Rifiutò subito, ma l’amico insistette così tanto da cambiare idea. «Andai e lì, con i Francescani ad Assisi, provai una felicità nuova, diversa, totalizzante: ebbi la netta sensazione di trovarmi davanti a delle risposte che, per la prima volta, non lasciavano spazio a dubbi», racconta Francesca Fialdini. Si rese conto di avere di fronte qualcosa di più di una proposta religiosa. «Quell’esperienza ribaltò le mie priorità, mettendo al primo posto le persone anziché le ambizioni professionali».



L’APERTURA DELLA CHIESA E L’ERRORE DI FONDO

Francesca Fialdini cominciò lavorando a Radio Vaticana, poi come inviata per A sua immagine. «Anni di grande formazione, umana e professionale», nei quali la conduttrice ha incontrato colleghi che poi sono diventati amici importanti. Nell’intervista alla rivista Credere ricorda il «clima di grande apertura» che si respirava a Radio Vaticana. «Per lavorarci non dovevi avere alcun “patentino”, tant’è vero che collaboravo con le persone più disparate, di destra, sinistra, credenti e non». Era importante, invece, avere sensibilità. Inoltre, nelle riunioni si discuteva di tutto e si cercava un’omogeneità di visione, approccio difficile da trovare altrove. «Inoltre mi piaceva molto il generale senso di rispetto: la Chiesa era, oggi come allora, piena di contraddizioni e se ne parlava, ci si confrontava, ma sempre con un grande rispetto verso questa realtà millenaria, che è guidata dallo Spirito Santo». Le cose poi sono cambiate: «Oggi mi sembra che, così come nei riguardi di qualsiasi istituzione, questo senso di rispetto sia cambiato». Francesca Fialdini affronta poi il tema del rischio di uno scisma della Chiesa cattolica dopo la morte di papa Benedetto XVI. «Tutto nasce da un errore di fondo, ossia dal credere che ci fossero due Papi». In realtà, aveva dato il suo totale sostegno a Papa Francesco.

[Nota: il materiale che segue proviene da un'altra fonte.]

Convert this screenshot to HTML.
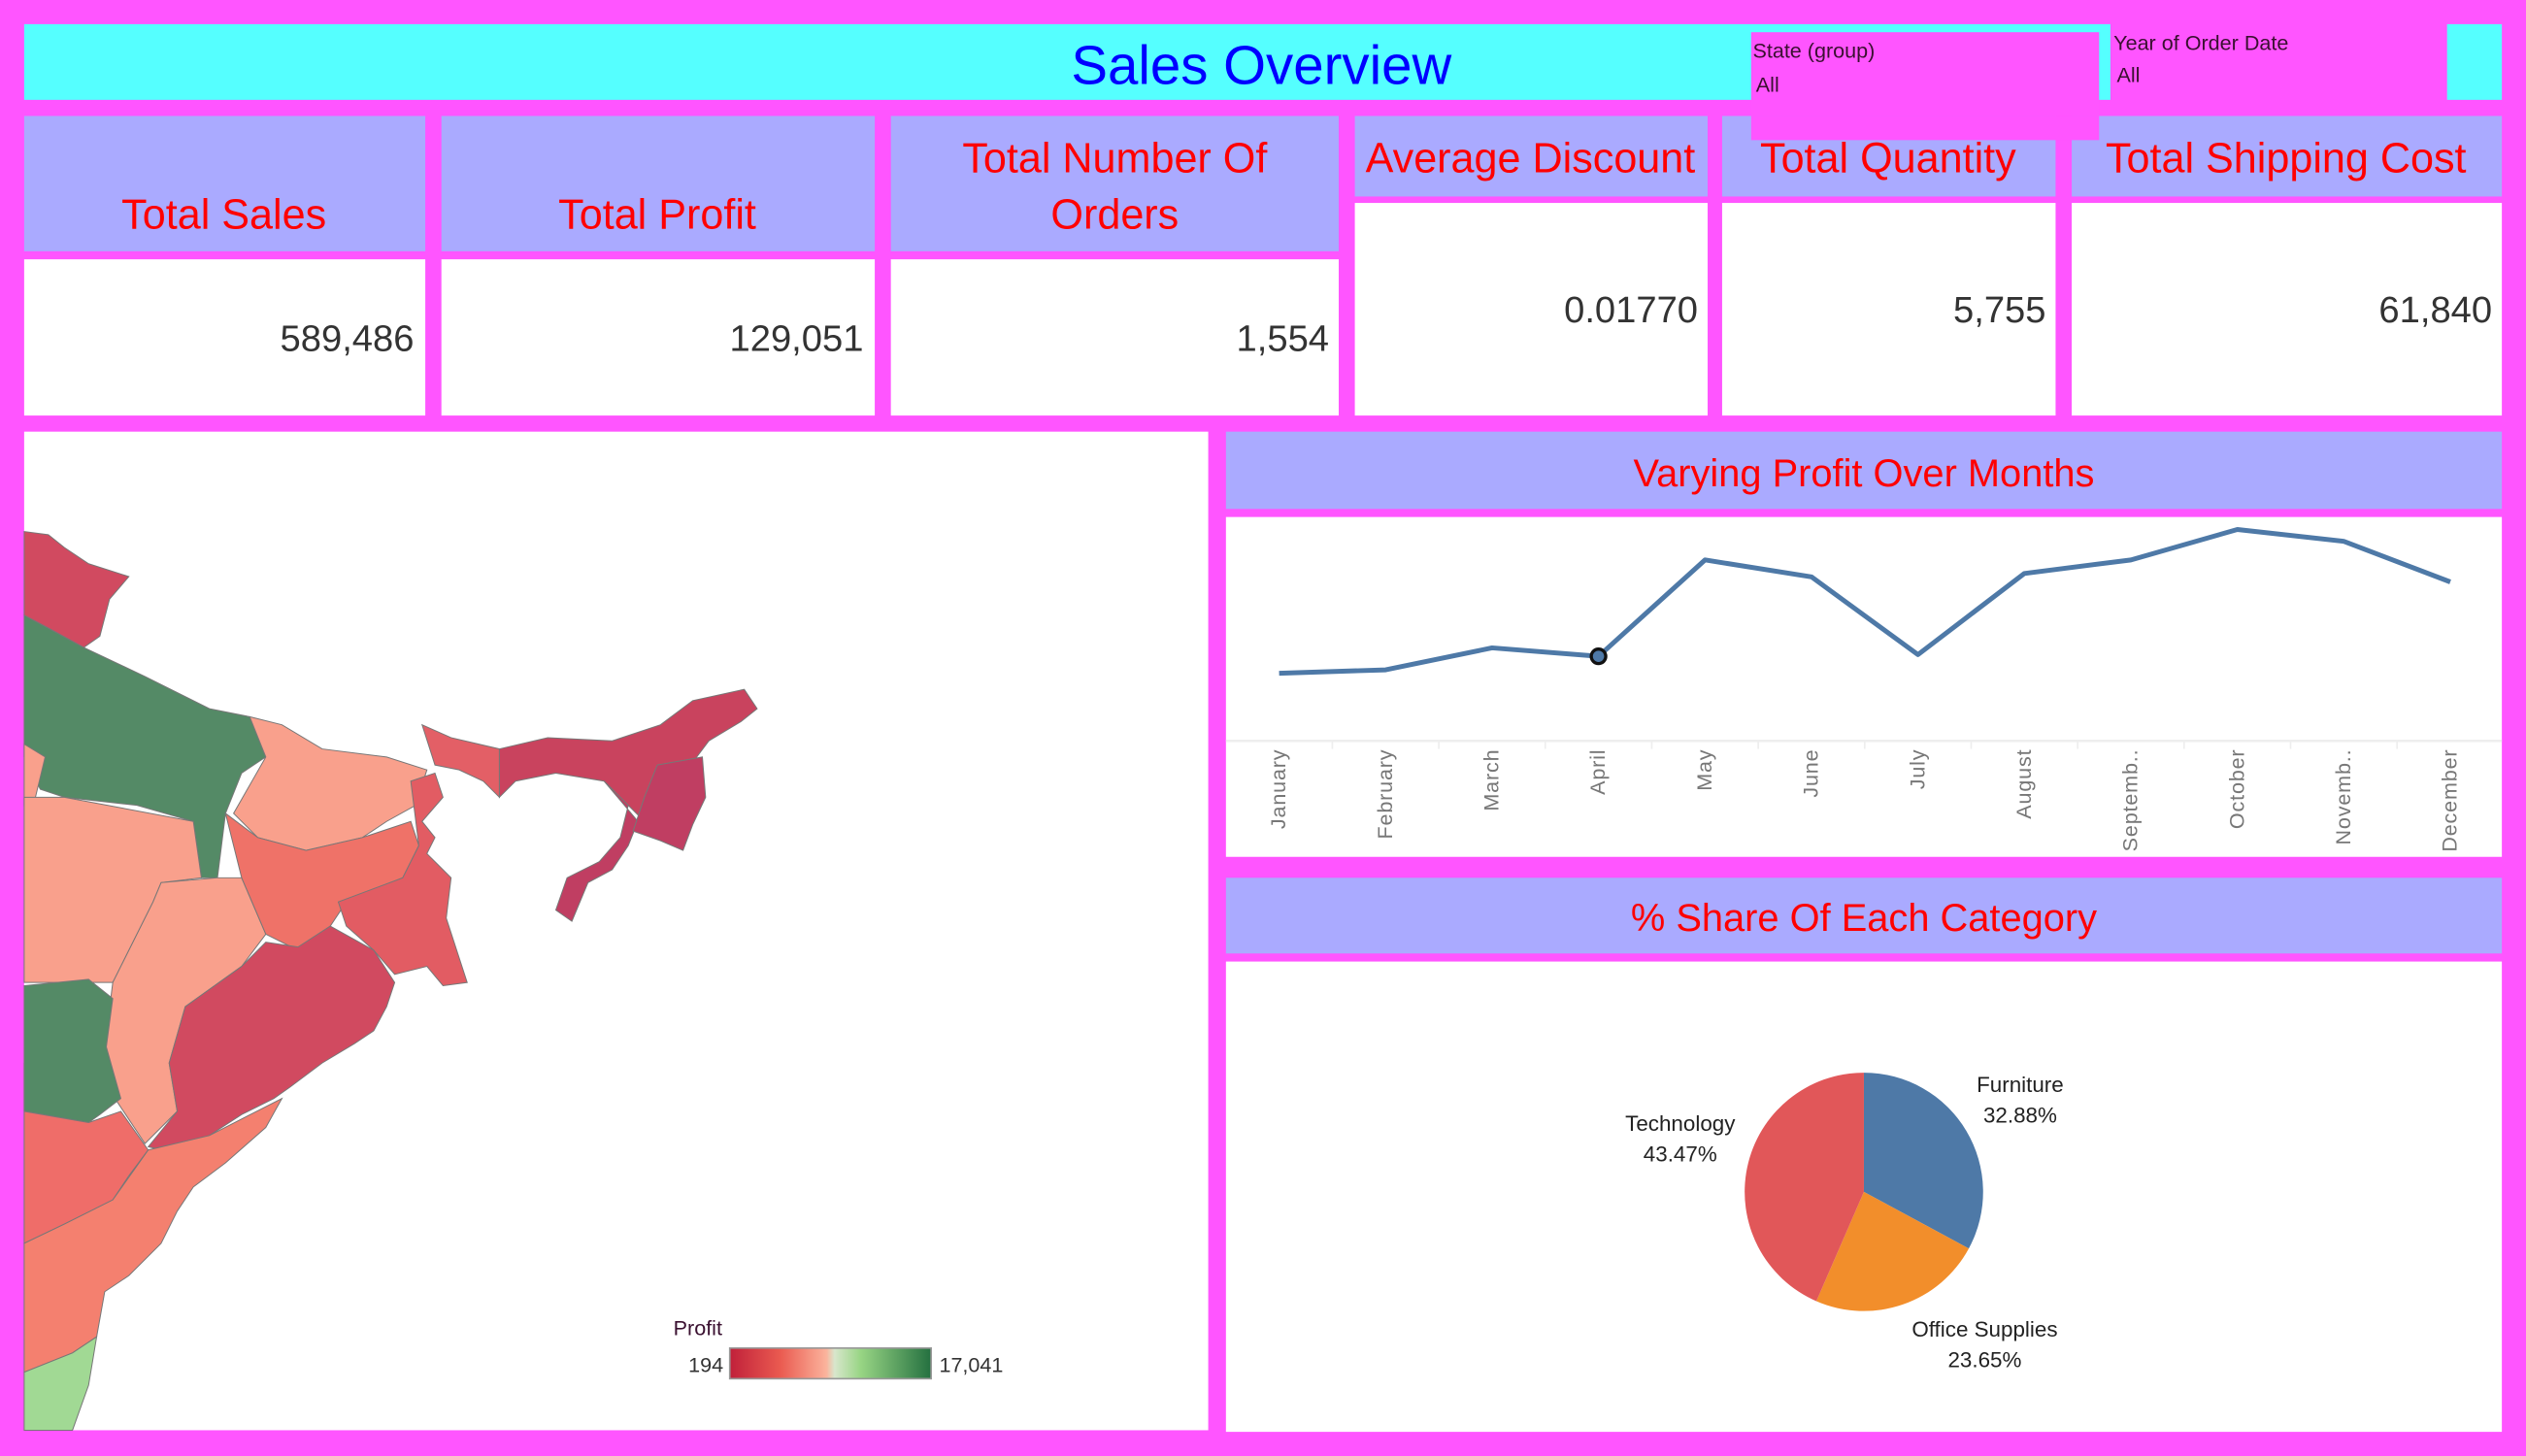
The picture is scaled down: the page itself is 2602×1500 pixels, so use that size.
<!DOCTYPE html>
<html><head><meta charset="utf-8"><style>
html,body{margin:0;padding:0;background:#ff55ff;}
svg{display:block;font-family:"Liberation Sans",sans-serif;}
</style></head><body>
<svg id="dash" width="2602" height="1500" viewBox="0 0 1568 904" preserveAspectRatio="none" xmlns="http://www.w3.org/2000/svg">
<rect x="0" y="0" width="1568" height="904" fill="#ff55ff"/>
<g>
<rect x="15" y="15" width="1295" height="47" fill="#55ffff"/>
<rect x="1519" y="15" width="34" height="47" fill="#55ffff"/>
<text x="783" y="52" text-anchor="middle" font-size="34" fill="#0000ff">Sales Overview</text>
<g>
<rect x="1087" y="20" width="216" height="67" fill="#ff55ff"/>
<text x="1088" y="36" font-size="13" fill="#3a1030">State (group)</text>
<text x="1090" y="57" font-size="13" fill="#3a1030">All</text>
</g>
<g>
<text x="1312" y="31" font-size="13" fill="#3a1030">Year of Order Date</text>
<text x="1314" y="51" font-size="13" fill="#3a1030">All</text>
</g>
</g>
<g font-size="26" fill="#ff0000">
<g>
<rect x="15" y="72" width="249" height="84" fill="#aaaaff"/><rect x="15" y="161" width="249" height="97" fill="#fff"/>
<text x="139" y="142" text-anchor="middle" fill="#ff0000">Total Sales</text>
<text x="257" y="218" text-anchor="end" font-size="23" fill="#333">589,486</text></g>
<g>
<rect x="274" y="72" width="269" height="84" fill="#aaaaff"/><rect x="274" y="161" width="269" height="97" fill="#fff"/>
<text x="408" y="142" text-anchor="middle" fill="#ff0000">Total Profit</text>
<text x="536" y="218" text-anchor="end" font-size="23" fill="#333">129,051</text></g>
<g>
<rect x="553" y="72" width="278" height="84" fill="#aaaaff"/><rect x="553" y="161" width="278" height="97" fill="#fff"/>
<text x="692" y="107" text-anchor="middle" fill="#ff0000">Total Number Of</text>
<text x="692" y="142" text-anchor="middle" fill="#ff0000">Orders</text>
<text x="825" y="218" text-anchor="end" font-size="23" fill="#333">1,554</text></g>
<g>
<rect x="841" y="72" width="219" height="50" fill="#aaaaff"/><rect x="841" y="126" width="219" height="132" fill="#fff"/>
<text x="950" y="107" text-anchor="middle" fill="#ff0000">Average Discount</text>
<text x="1054" y="200" text-anchor="end" font-size="23" fill="#333">0.01770</text></g>
<g>
<rect x="1069" y="72" width="207" height="50" fill="#aaaaff"/><rect x="1069" y="126" width="207" height="132" fill="#fff"/>
<text x="1172" y="107" text-anchor="middle" fill="#ff0000">Total Quantity</text>
<text x="1270" y="200" text-anchor="end" font-size="23" fill="#333">5,755</text></g>
<g>
<rect x="1286" y="72" width="267" height="50" fill="#aaaaff"/><rect x="1286" y="126" width="267" height="132" fill="#fff"/>
<text x="1419" y="107" text-anchor="middle" fill="#ff0000">Total Shipping Cost</text>
<text x="1547" y="200" text-anchor="end" font-size="23" fill="#333">61,840</text></g>
<rect x="1087" y="72" width="216" height="15" fill="#ff55ff"/>
</g>
<g>
<rect x="15" y="268" width="735" height="620" fill="#fff"/>
<g stroke="#777" stroke-width="0.6">
<polygon fill="#d14a60" points="15,330 30,332 40,340 55,350 80,358 68,372 62,395 52,402 30,390 15,382"/>
<polygon fill="#548a66" points="15,382 30,390 52,402 90,420 130,440 155,445 165,470 150,480 140,505 135,545 125,545 120,510 85,500 40,495 25,490 15,470"/>
<polygon fill="#f9a08c" points="15,462 28,470 22,495 15,500"/>
<polygon fill="#f9a08c" points="155,445 175,450 200,465 240,470 265,478 258,500 240,510 225,520 190,528 160,520 145,505 165,470"/>
<polygon fill="#f9a08c" points="15,495 40,495 120,510 125,545 100,548 95,560 75,600 70,610 15,610"/>
<polygon fill="#f9a08c" points="100,548 135,545 150,545 165,580 150,600 115,625 105,660 110,690 90,710 70,680 65,650 70,610 75,600 95,560"/>
<polygon fill="#ef7268" points="140,505 160,520 190,528 225,520 255,510 260,525 250,545 215,560 205,575 185,590 165,580 150,545"/>
<polygon fill="#e25c63" points="255,485 270,480 275,495 262,510 270,520 265,530 280,545 277,570 290,610 275,612 265,600 245,605 232,590 215,575 210,560 250,545 260,525"/>
<polygon fill="#d14a60" points="150,600 165,585 185,588 205,575 232,590 245,610 240,625 232,640 220,648 200,660 180,675 170,682 150,692 130,705 105,715 92,712 110,690 105,660 115,625"/>
<polygon fill="#548a66" points="15,612 55,608 70,620 66,650 75,682 62,692 55,697 15,690"/>
<polygon fill="#ef6d69" points="15,660 15,690 55,697 75,690 92,714 80,730 70,745 40,760 15,772"/>
<polygon fill="#f4806f" points="15,772 40,760 70,745 92,714 130,705 175,682 165,700 140,722 120,737 110,752 100,772 80,792 65,802 60,830 45,840 15,852"/>
<polygon fill="#a1d994" points="15,852 45,840 60,830 55,860 45,888 15,888"/>
<polygon fill="#e35f66" points="262,450 280,458 310,465 310,495 300,485 285,478 270,475"/>
<polygon fill="#c9435e" points="310,465 340,458 380,460 410,450 430,435 462,428 470,440 460,448 440,460 425,480 415,500 400,510 390,500 375,485 345,480 320,485 310,495"/>
<polygon fill="#c03e62" points="375,485 390,500 385,520 372,535 352,545 345,565 355,572 365,548 380,540 390,525 396,510"/>
<polygon fill="#c03e62" points="408,475 436,470 438,495 430,512 424,528 410,522 393,516 400,495"/>
</g>
<defs><linearGradient id="pg" x1="0" x2="1"><stop offset="0" stop-color="#c0203a"/><stop offset="0.25" stop-color="#ea5a50"/><stop offset="0.48" stop-color="#fbb39c"/><stop offset="0.52" stop-color="#d8e6cc"/><stop offset="0.65" stop-color="#98d584"/><stop offset="1" stop-color="#247040"/></linearGradient></defs>
<g>
<text x="418" y="829" font-size="13" fill="#3a1030">Profit</text>
<text x="449" y="852" font-size="13" text-anchor="end" fill="#333">194</text>
<rect x="453" y="837" width="125" height="19" fill="url(#pg)" stroke="#999"/>
<text x="583" y="852" font-size="13" fill="#333">17,041</text>
</g>
</g>
<g>
<rect x="761" y="268" width="792" height="48" fill="#aaaaff"/>
<text x="1157" y="302" text-anchor="middle" font-size="24" fill="#ff0000">Varying Profit Over Months</text>
<rect x="761" y="321" width="792" height="211" fill="#fff"/>
<line x1="761" y1="460" x2="1553" y2="460" stroke="#eee" stroke-width="1.5"/>
<g id="lineLayer"></g>
</g>
<g>
<rect x="761" y="545" width="792" height="47" fill="#aaaaff"/>
<text x="1157" y="578" text-anchor="middle" font-size="24" fill="#ff0000">% Share Of Each Category</text>
<rect x="761" y="597" width="792" height="292" fill="#fff"/>
<g id="pieLayer"></g>
</g>
</svg>
<script>
const months = ["January","February","March","April","May","June","July","August","Septemb..","October","Novemb..","December"];
const profitValues = [8.0, 8.2, 9.5, 9.0, 14.7, 13.7, 9.1, 13.9, 14.7, 16.5, 15.8, 13.4];
const pieCategories = ["Furniture","Office Supplies","Technology"];
const pieShares = [32.88, 23.65, 43.47];
const pieColors = ["#4e79a7","#f28e2b","#e15759"];

const NS = "http://www.w3.org/2000/svg";
function mk(tag, attrs, parent){const e=document.createElementNS(NS,tag);for(const k in attrs)e.setAttribute(k,attrs[k]);parent.appendChild(e);return e;}
function xScale(i){return 794 + i*(1521-794)/(months.length-1);}
function yScale(v){return 460 - (v-4)*10.5;}

const L = document.getElementById("lineLayer");
for(let i=1;i<months.length;i++){
  const t = mk("line",{x1:(xScale(i-1)+xScale(i))/2,y1:460,x2:(xScale(i-1)+xScale(i))/2,y2:465,stroke:"#eee"},L);
  
  
}
const pts = profitValues.map((v,i)=>xScale(i)+","+yScale(v)).join(" ");
const pl = mk("polyline",{points:pts,fill:"none",stroke:"#4e79a7","stroke-width":3,"stroke-linejoin":"round"},L);


const hp = mk("circle",{cx:xScale(3),cy:yScale(profitValues[3]),r:4.5,fill:"#4e79a7",stroke:"#111","stroke-width":2},L);


months.forEach((m,i)=>{
  const x=xScale(i)+4, y=465;
  const t = mk("text",{x:x,y:y,transform:`rotate(-90 ${x} ${y})`,"text-anchor":"end","font-size":13,fill:"#777","letter-spacing":"0.5"},L);
  t.textContent=m;
  
  
});

const P = document.getElementById("pieLayer");
const cx=1157, cy=740, r=74;
const total = pieShares.reduce((a,b)=>a+b,0);
let ang=0;
const order=[0,1,2];
order.forEach(i=>{
  const a0=ang, a1=ang+pieShares[i]/total*2*Math.PI; ang=a1;
  const x0=cx+r*Math.sin(a0), y0=cy-r*Math.cos(a0), x1=cx+r*Math.sin(a1), y1=cy-r*Math.cos(a1);
  const large=(a1-a0)>Math.PI?1:0;
  const p = mk("path",{d:`M${cx},${cy} L${x0},${y0} A${r},${r} 0 ${large} 1 ${x1},${y1} Z`,fill:pieColors[i]},P);
  
  
});
const labelPos=[[1254,678,1254,697],[1232,830,1232,849],[1043,702,1043,721]];
pieCategories.forEach((c,i)=>{
  const [x1,y1,x2,y2]=labelPos[i];
  const t1=mk("text",{x:x1,y:y1,"text-anchor":"middle","font-size":13.5,fill:"#222"},P); t1.textContent=c;
  
  
  const t2=mk("text",{x:x2,y:y2,"text-anchor":"middle","font-size":13.5,fill:"#222"},P); t2.textContent=pieShares[i].toFixed(2)+"%";
  
  
});
</script>
</body></html>
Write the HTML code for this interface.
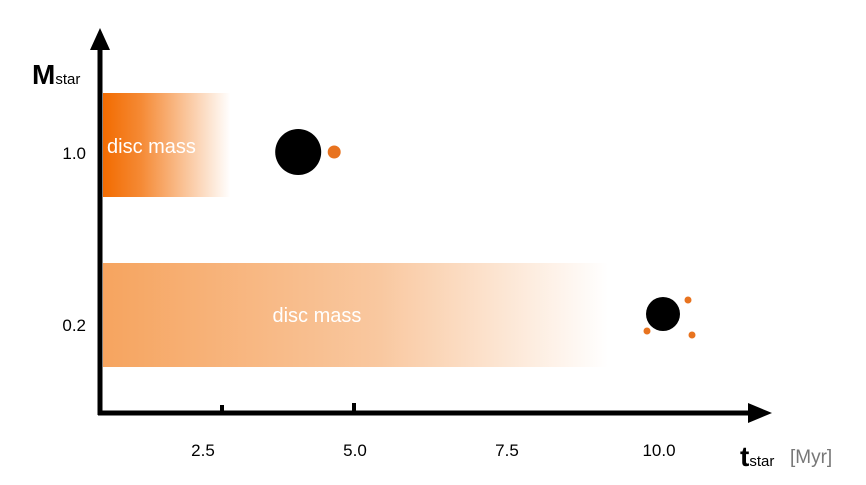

LE RIFLESSIONI DI FRANCESCA FIALDINI SULLA CHIESA

La polarizzazione della Chiesa per la presenza di due papi è stato per Francesca Fialdini «un esercizio di potere che nulla ha a che fare con il messaggio cristiano». Il dibattito interno alla Chiesa è doveroso e legittimo, «ma pensare a uno scisma equivale ad andare contro il bene della Chiesa», sottolinea la conduttrice a Credere. Riguardo invece l’eredità spirituale di Ratzinger, Fialdini cita la ricerca della verità, perché si confrontava con la cultura dominante per costruire ponti. Ma sottolinea anche l’attenzione per il prossimo. A gennaio c’è stato l’incontro con papa Francesco, non il primo per lei. «Tutte le volte che lo incontro sono sempre impacciatissima!», rivela la conduttrice, spiegando che però gli ha stretto la mano con più forza del solito per far sentire a Bergoglio, in quei giorni di turbamento, il suo sostegno. «Probabilmente lui non si sarà accorto della stretta differente ma per me era importante fare quel piccolo gesto. In questa fase, sostenere Bergoglio significa sostenere la Storia che rappresenta e, per chi crede, sostenere il Vicario di Cristo in Terra». Di papa Francesco ammira la forza di parlare con i non credenti, con chi non si sente compreso dalla Chiesa, chi viene da un mondo ideologizzato dove si nutrono sospetti nei confronti del mondo ecclesiale. Infine, Francesca Fialdini conclude con una riflessione sull’esistenza del Male, chiarendo che il vero problema per lei è la prevalenza di un approccio istintivo, «motivo per cui molti giovani stanno male e soffrono di ansia, depressione… Personalmente sono molto scettica sullo slancio che le nuove tecnologie hanno dato alle nostre vite e alla presunta libertà con cui ci sentiamo protagonisti delle nostre scelte. Viviamo come zombie che procedono senza spirito critico».